U.S. Trustee Balks at CEDC-Roust Trading Securities Agreement 04/23 01:23 PM
--------------------------------------------------------------------------------
A U.S. Department of Justice representative is asking the bankruptcy court not to approve a purchase contract between vodka-manufacturer Central European Distribution Corp. (CEDCQ:$0.065,0$0.015,030.00%) and an affiliate of Russian Standard Group.
Roberta DeAngelis, the U.S. trustee for Delaware, said in court documents that the Bankruptcy Code prohibits this kind of contract because "CEDC's obligation to issue securities to Roust Trading Ltd. is CEDC's main obligation under the agreement."
The contract between CEDC and Roust Trading Ltd., which is owned by Russian billionaire and CEDC Chairman Roustam Tariko, is a securities purchase agreement that serves as the foundation for CEDC's restructuring. The agreement hands 100% of CEDC's equity to Roust Trading in exchange for $172 million in cash and $50 million in debt forgiveness.
Two sets of noteholders have signed off on CEDC's proposed restructuring, which pays them with the investment and new notes. The plan is still awaiting bankruptcy-court approval.
Ms. DeAngelis objected Monday to the contract, saying that even if the investment agreement were permitted by the Bankruptcy Code, which she says it isn't, allowing the company to put the contract into action before the court considers CEDC's restructuring plan would be "premature."

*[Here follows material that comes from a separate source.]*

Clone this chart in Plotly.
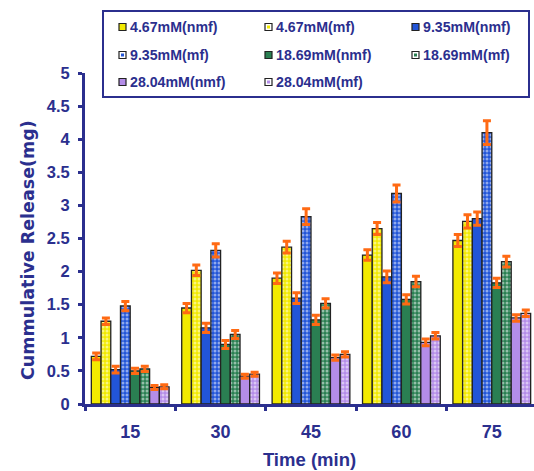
import plotly.graph_objects as go

times = ["15", "30", "45", "60", "75"]
series_names = ["4.67mM(nmf)", "4.67mM(mf)", "9.35mM(nmf)", "9.35mM(mf)",
                "18.69mM(nmf)", "18.69mM(mf)", "28.04mM(nmf)", "28.04mM(mf)"]
v_467_nmf = [0.72, 1.45, 1.90, 2.25, 2.47]
v_467_mf = [1.25, 2.02, 2.37, 2.65, 2.76]
v_935_nmf = [0.52, 1.15, 1.60, 1.92, 2.80]
v_935_mf = [1.48, 2.32, 2.83, 3.18, 4.10]
v_1869_nmf = [0.50, 0.90, 1.27, 1.58, 1.83]
v_1869_mf = [0.53, 1.05, 1.52, 1.85, 2.15]
v_2804_nmf = [0.25, 0.42, 0.70, 0.93, 1.30]
v_2804_mf = [0.26, 0.45, 0.75, 1.03, 1.37]
e_467_nmf = [0.05, 0.07, 0.08, 0.08, 0.09]
e_467_mf = [0.05, 0.08, 0.09, 0.09, 0.10]
e_935_nmf = [0.05, 0.07, 0.08, 0.09, 0.10]
e_935_mf = [0.07, 0.10, 0.12, 0.13, 0.18]
e_1869_nmf = [0.04, 0.06, 0.07, 0.07, 0.07]
e_1869_mf = [0.04, 0.06, 0.07, 0.08, 0.08]
e_2804_nmf = [0.03, 0.03, 0.04, 0.05, 0.05]
e_2804_mf = [0.03, 0.03, 0.04, 0.05, 0.05]

values = [v_467_nmf, v_467_mf, v_935_nmf, v_935_mf, v_1869_nmf, v_1869_mf, v_2804_nmf, v_2804_mf]
errors = [e_467_nmf, e_467_mf, e_935_nmf, e_935_mf, e_1869_nmf, e_1869_mf, e_2804_nmf, e_2804_mf]
colors = ["#F2EA00", "#F2EA00", "#2255D8", "#2255D8", "#2A7F52", "#2A7F52", "#B48DE8", "#B48DE8"]
patterned = [False, True, False, True, False, True, False, True]

NAVY = "#2B2F8E"
FONT = "Arial, Liberation Sans, sans-serif"
W, H = 534, 471
ML, MR, MT, MB = 85, 0, 73, 67
PW, PH = W - ML - MR, H - MT - MB


def px(xp):
    return (xp - ML) / PW


def py(yp):
    return (H - MB - yp) / PH


fig = go.Figure()
for name, vals, errs, col, pat in zip(series_names, values, errors, colors, patterned):
    marker = dict(color=col, line=dict(color="#222222", width=1.3))
    if pat:
        marker["pattern"] = dict(shape=".", fgcolor="white", bgcolor=col, size=4, solidity=0.45)
    fig.add_trace(go.Bar(
        x=times, y=vals, name=name, marker=marker, showlegend=False,
        error_y=dict(type="data", array=errs, visible=True, color="#FF6A13", thickness=3, width=4),
    ))

# manual legend (box, swatches, labels)
shapes = [dict(type="rect", xref="paper", yref="paper", x0=px(103), x1=px(529), y0=py(97), y1=py(11),
               line=dict(color=NAVY, width=2), fillcolor="white", layer="above")]
annotations = []
col_marker = [122.5, 268.5, 415.5]
row_y = [27, 55, 82]
for i, (name, col, pat) in enumerate(zip(series_names, colors, patterned)):
    r, c = divmod(i, 3)
    cx, cy = col_marker[c], row_y[r]
    shapes.append(dict(type="rect", xref="paper", yref="paper",
                       x0=px(cx - 3.5), x1=px(cx + 3.5), y0=py(cy + 3.5), y1=py(cy - 3.5),
                       line=dict(color="#222222", width=1.2),
                       fillcolor=("white" if pat else col), layer="above"))
    if pat:
        shapes.append(dict(type="rect", xref="paper", yref="paper",
                           x0=px(cx - 1.5), x1=px(cx + 1.5), y0=py(cy + 1.5), y1=py(cy - 1.5),
                           line=dict(width=0), fillcolor=col, layer="above"))
    annotations.append(dict(text=name, xref="paper", yref="paper", x=px(cx + 5.5), y=py(cy),
                            xanchor="left", yanchor="middle", showarrow=False,
                            font=dict(family=FONT, size=14.2, color=NAVY, weight="bold")))

# y-axis title
annotations.append(dict(text="Cummulative Release(mg)", xref="paper", yref="paper",
                        x=px(28), y=py(250), xanchor="center", yanchor="middle",
                        textangle=-90, showarrow=False,
                        font=dict(family="DejaVu Sans, sans-serif", size=17.5, color=NAVY, weight="bold")))

fig.update_layout(
    width=W, height=H,
    margin=dict(l=ML, r=MR, t=MT, b=MB),
    paper_bgcolor="white", plot_bgcolor="white",
    barmode="group", bargap=0.14, bargroupgap=0,
    font=dict(family=FONT, color=NAVY, size=13, weight="bold"),
    showlegend=False,
    shapes=shapes, annotations=annotations,
    xaxis=dict(
        type="category", range=[-0.5, 4.467], tickson="boundaries",
        showline=True, linecolor=NAVY, linewidth=3,
        ticks="outside", ticklen=4, tickwidth=3, tickcolor=NAVY,
        ticklabelstandoff=9,
        tickfont=dict(family=FONT, size=18, color=NAVY, weight="bold"),
        title=dict(text="Time (min)", font=dict(family=FONT, size=18.5, color=NAVY, weight="bold"), standoff=13),
        showgrid=False, zeroline=False,
    ),
    yaxis=dict(
        range=[0, 5], dtick=0.5, tick0=0,
        showline=True, linecolor=NAVY, linewidth=3,
        ticks="outside", ticklen=4, tickwidth=3, tickcolor=NAVY,
        ticklabelstandoff=5,
        tickfont=dict(family=FONT, size=16.5, color=NAVY, weight="bold"),
        showgrid=False, zeroline=False,
    ),
)

fig.write_html("out.html")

"In effect, by assuming the RTL Investment Agreement, the Debtors would be obtaining court approval for a key aspect of the Plan before a confirmation hearing had been held," Ms. DeAngelis said in court documents.
Neither CEDC nor its bankruptcy attorney was immediately available for comment Tuesday.
The company is asking the U.S. Bankruptcy Court in Wilmington, Del., to approve this contract during a hearing on April 29. A hearing on confirmation of CEDC's restructuring plan is scheduled for May 13.
CEDC filed for Chapter 11 bankruptcy earlier this month with a prepackaged plan that has more than 95% support from debtholders.
Noteholders owed $982.2 million, due in 2016, would receive $172 million in cash, $450 million in new secured notes and $200 million in new convertible notes under the plan, a recovery of about 83.7%.
Holders of notes that matured last month would receive $25 million in cash and $30 million in notes for a recovery of 34.9%. Those who don't participate in the offer would share in $16.9 million in cash.
The Mount Laurel, N.J., company, which sells vodka brands including Green Mark and Parliament in Russia and Poland and which has six manufacturing facilities in those countries, employs 4,100 people. It reported assets and debts of more than $1 billion in its Chapter 11 petition.